> _REQUIRED WORK_
Retype word for word the first line of the listing and each line after it up to the line with "n_div_y = 8", with the pictures taken out.

> _GIVEN DATA_
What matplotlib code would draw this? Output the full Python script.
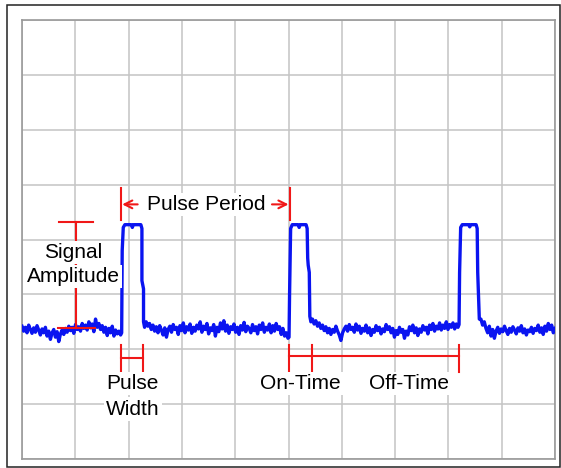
import matplotlib
matplotlib.use('Agg')
import numpy as np
import matplotlib.pyplot as plt
from matplotlib.patches import Rectangle

# eixo em divisões da tela (10 x 8)
n_div_x = 10
n_div_y = 8

# ruído da linha de base (em divisões)
ruido_a = [2.42, 2.33, 2.40, 2.30, 2.44, 2.36, 2.29, 2.39, 2.31, 2.43, 2.35, 2.26,
           2.37, 2.30, 2.40, 2.24, 2.33, 2.18, 2.30, 2.36, 2.22, 2.32, 2.14, 2.28,
           2.35, 2.27, 2.38, 2.31, 2.42, 2.34, 2.40, 2.29, 2.45, 2.36, 2.41, 2.33,
           2.47, 2.38, 2.44, 2.35, 2.50, 2.39, 2.46, 2.32, 2.55, 2.40, 2.47, 2.36,
           2.43, 2.31, 2.40, 2.25, 2.38, 2.30, 2.42, 2.24, 2.35, 2.28, 2.33, 2.26]
ruido_b = [2.50, 2.42, 2.47, 2.36, 2.44, 2.33, 2.41, 2.30, 2.43, 2.35, 2.26, 2.39,
           2.22, 2.36, 2.42, 2.31, 2.45, 2.36, 2.40, 2.27, 2.43, 2.34, 2.48, 2.30,
           2.41, 2.35, 2.46, 2.29, 2.40, 2.33, 2.44, 2.37, 2.50, 2.31, 2.42, 2.36,
           2.47, 2.28, 2.39, 2.34, 2.45, 2.24, 2.40, 2.32, 2.48, 2.37, 2.52, 2.33,
           2.44, 2.29, 2.41, 2.36, 2.46, 2.31, 2.40, 2.27, 2.43, 2.35, 2.49, 2.32,
           2.42, 2.38, 2.30, 2.45, 2.34, 2.41, 2.28, 2.44, 2.36, 2.48, 2.31, 2.40,
           2.35, 2.46, 2.30, 2.43, 2.33, 2.47, 2.36, 2.41, 2.27, 2.38, 2.24, 2.30,
           2.20]
ruido_c = [2.55, 2.46, 2.52, 2.42, 2.48, 2.38, 2.44, 2.34, 2.41, 2.30, 2.38, 2.27,
           2.36, 2.31, 2.42, 2.33, 2.26, 2.16, 2.30, 2.37, 2.42, 2.33, 2.45, 2.36,
           2.40, 2.31, 2.46, 2.35, 2.42, 2.29, 2.38, 2.33, 2.44, 2.30, 2.39, 2.25,
           2.36, 2.31, 2.43, 2.34, 2.40, 2.28, 2.37, 2.32, 2.45, 2.36, 2.41, 2.30,
           2.38, 2.22, 2.34, 2.27, 2.40, 2.31, 2.36, 2.20, 2.33, 2.26, 2.41, 2.34,
           2.44, 2.30, 2.39, 2.25, 2.37, 2.31, 2.43, 2.35, 2.40, 2.28, 2.44, 2.36,
           2.47, 2.33, 2.42, 2.37, 2.48, 2.35, 2.44, 2.38, 2.50, 2.36, 2.45, 2.40,
           2.48, 2.37, 2.46, 2.40]
ruido_d = [2.55, 2.44, 2.50, 2.38, 2.30, 2.42, 2.24, 2.36, 2.20, 2.33, 2.40, 2.29,
           2.37, 2.32, 2.42, 2.34, 2.27, 2.38, 2.31, 2.41, 2.35, 2.28, 2.39, 2.33,
           2.43, 2.30, 2.37, 2.26, 2.35, 2.32, 2.40, 2.29, 2.38, 2.34, 2.44, 2.31,
           2.39, 2.27, 2.42, 2.33, 2.47, 2.36, 2.44, 2.30, 2.38]
trechos_t = [(0.0, 1.85), (2.33, 4.99), (5.45, 8.18), (8.61, 10.0)]

# pulsos (tempo, nível) em divisões
pulso1_t = [1.87, 1.88, 1.90, 1.93, 2.05, 2.07, 2.09, 2.23, 2.25, 2.25, 2.28, 2.28, 2.30]
pulso1_v = [2.30, 3.80, 4.22, 4.27, 4.27, 4.22, 4.27, 4.27, 4.20, 3.25, 3.10, 2.50, 2.40]
pulso2_t = [5.01, 5.02, 5.04, 5.07, 5.18, 5.20, 5.22, 5.33, 5.35, 5.36, 5.37, 5.39, 5.40, 5.42]
pulso2_v = [2.22, 3.00, 4.20, 4.27, 4.27, 4.22, 4.27, 4.27, 4.20, 3.66, 3.53, 3.40, 2.60, 2.50]
pulso3_t = [8.20, 8.21, 8.23, 8.26, 8.38, 8.40, 8.42, 8.52, 8.54, 8.55, 8.57, 8.58]
pulso3_v = [2.45, 3.40, 4.22, 4.27, 4.27, 4.23, 4.27, 4.27, 4.20, 3.40, 2.80, 2.55]

# anotações
amp_x, amp_base, amp_topo = 1.01, 2.39, 4.32
periodo_ini, periodo_fim = 1.86, 5.03
largura_ini, largura_fim = 1.86, 2.27
on_ini, on_fim, off_fim = 5.01, 5.44, 8.20

ruidos = [ruido_a, ruido_b, ruido_c, ruido_d]
pulsos = [(pulso1_t, pulso1_v), (pulso2_t, pulso2_v), (pulso3_t, pulso3_v)]
t, v = [], []
for i, (ini, fim) in enumerate(trechos_t):
    r = ruidos[i]
    t += list(np.linspace(ini, fim, len(r)))
    v += r
    if i < 3:
        t += pulsos[i][0]
        v += pulsos[i][1]

plt.rcParams['font.family'] = ['Liberation Sans', 'DejaVu Sans']

fig = plt.figure(figsize=(5.61, 4.68), dpi=100)
ax = fig.add_axes([22 / 561, 9 / 468, 533 / 561, 439 / 468])
ax.set_xlim(0, n_div_x)
ax.set_ylim(0, n_div_y)
ax.set_xticks(range(n_div_x + 1))
ax.set_yticks(range(n_div_y + 1))
ax.tick_params(length=0, labelbottom=False, labelleft=False)
ax.grid(True, color='#c4c4c4', linewidth=1.1)
ax.set_axisbelow(True)
for s in ax.spines.values():
    s.set_color('#999999')
    s.set_linewidth(1.2)

ax.plot(t, v, color='#0a14f0', linewidth=2.4, zorder=3)

vermelho = '#f01818'
lw_r = 1.5
zr = 3.5
caixa = dict(facecolor='white', edgecolor='none', pad=1.5)
fs = 15

# Signal Amplitude
ax.plot([amp_x, amp_x], [amp_base, amp_topo], color=vermelho, lw=lw_r, zorder=zr)
ax.plot([0.69, 1.33], [amp_topo, amp_topo], color=vermelho, lw=lw_r, zorder=zr)
ax.plot([0.68, 1.37], [amp_base, amp_base], color=vermelho, lw=lw_r, zorder=zr)
ax.text(0.96, 3.77, 'Signal', fontsize=fs, ha='center', va='center', bbox=caixa, zorder=4)
ax.text(0.96, 3.32, 'Amplitude', fontsize=fs, ha='center', va='center', bbox=caixa, zorder=4)

# Pulse Period
for x in (periodo_ini, periodo_fim):
    ax.plot([x, x], [4.35, 4.94], color=vermelho, lw=lw_r, zorder=zr)
seta = dict(arrowstyle='->', color=vermelho, lw=1.5, mutation_scale=14,
            shrinkA=0, shrinkB=0)
ax.annotate('', xy=(1.88, 4.64), xytext=(2.17, 4.64), arrowprops=seta, zorder=4)
ax.annotate('', xy=(5.00, 4.64), xytext=(4.69, 4.64), arrowprops=seta, zorder=4)
ax.text(3.45, 4.64, 'Pulse Period', fontsize=fs, ha='center', va='center', bbox=caixa, zorder=4)

# Pulse Width
for x in (largura_ini, largura_fim):
    ax.plot([x, x], [1.58, 2.08], color=vermelho, lw=lw_r, zorder=zr)
ax.plot([largura_ini, largura_fim], [1.84, 1.84], color=vermelho, lw=lw_r, zorder=zr)
ax.text(2.08, 1.38, 'Pulse', fontsize=fs, ha='center', va='center', bbox=caixa, zorder=4)
ax.text(2.08, 0.91, 'Width', fontsize=fs, ha='center', va='center', bbox=caixa, zorder=4)

# On-Time / Off-Time
for x in (on_ini, on_fim, off_fim):
    ax.plot([x, x], [1.58, 2.08], color=vermelho, lw=lw_r, zorder=zr)
ax.plot([on_ini, off_fim], [1.88, 1.88], color=vermelho, lw=lw_r, zorder=zr)
ax.text(5.23, 1.38, 'On-Time', fontsize=fs, ha='center', va='center', bbox=caixa, zorder=4)
ax.text(7.26, 1.38, 'Off-Time', fontsize=fs, ha='center', va='center', bbox=caixa, zorder=4)

# moldura externa
fig.patches.append(Rectangle((7 / 561, 1 / 468), 553 / 561, 462 / 468, transform=fig.transFigure,
                             fill=False, edgecolor='#222222', linewidth=1.1))

fig.savefig('out.png', dpi=100, facecolor='white')
plt.close('all')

> _THE RESULT_
What matplotlib code would draw this? Output the full Python script.
import matplotlib
matplotlib.use('Agg')
import numpy as np
import matplotlib.pyplot as plt
from matplotlib.patches import Rectangle

# eixo em divisões da tela (10 x 8)
n_div_x = 10
n_div_y = 8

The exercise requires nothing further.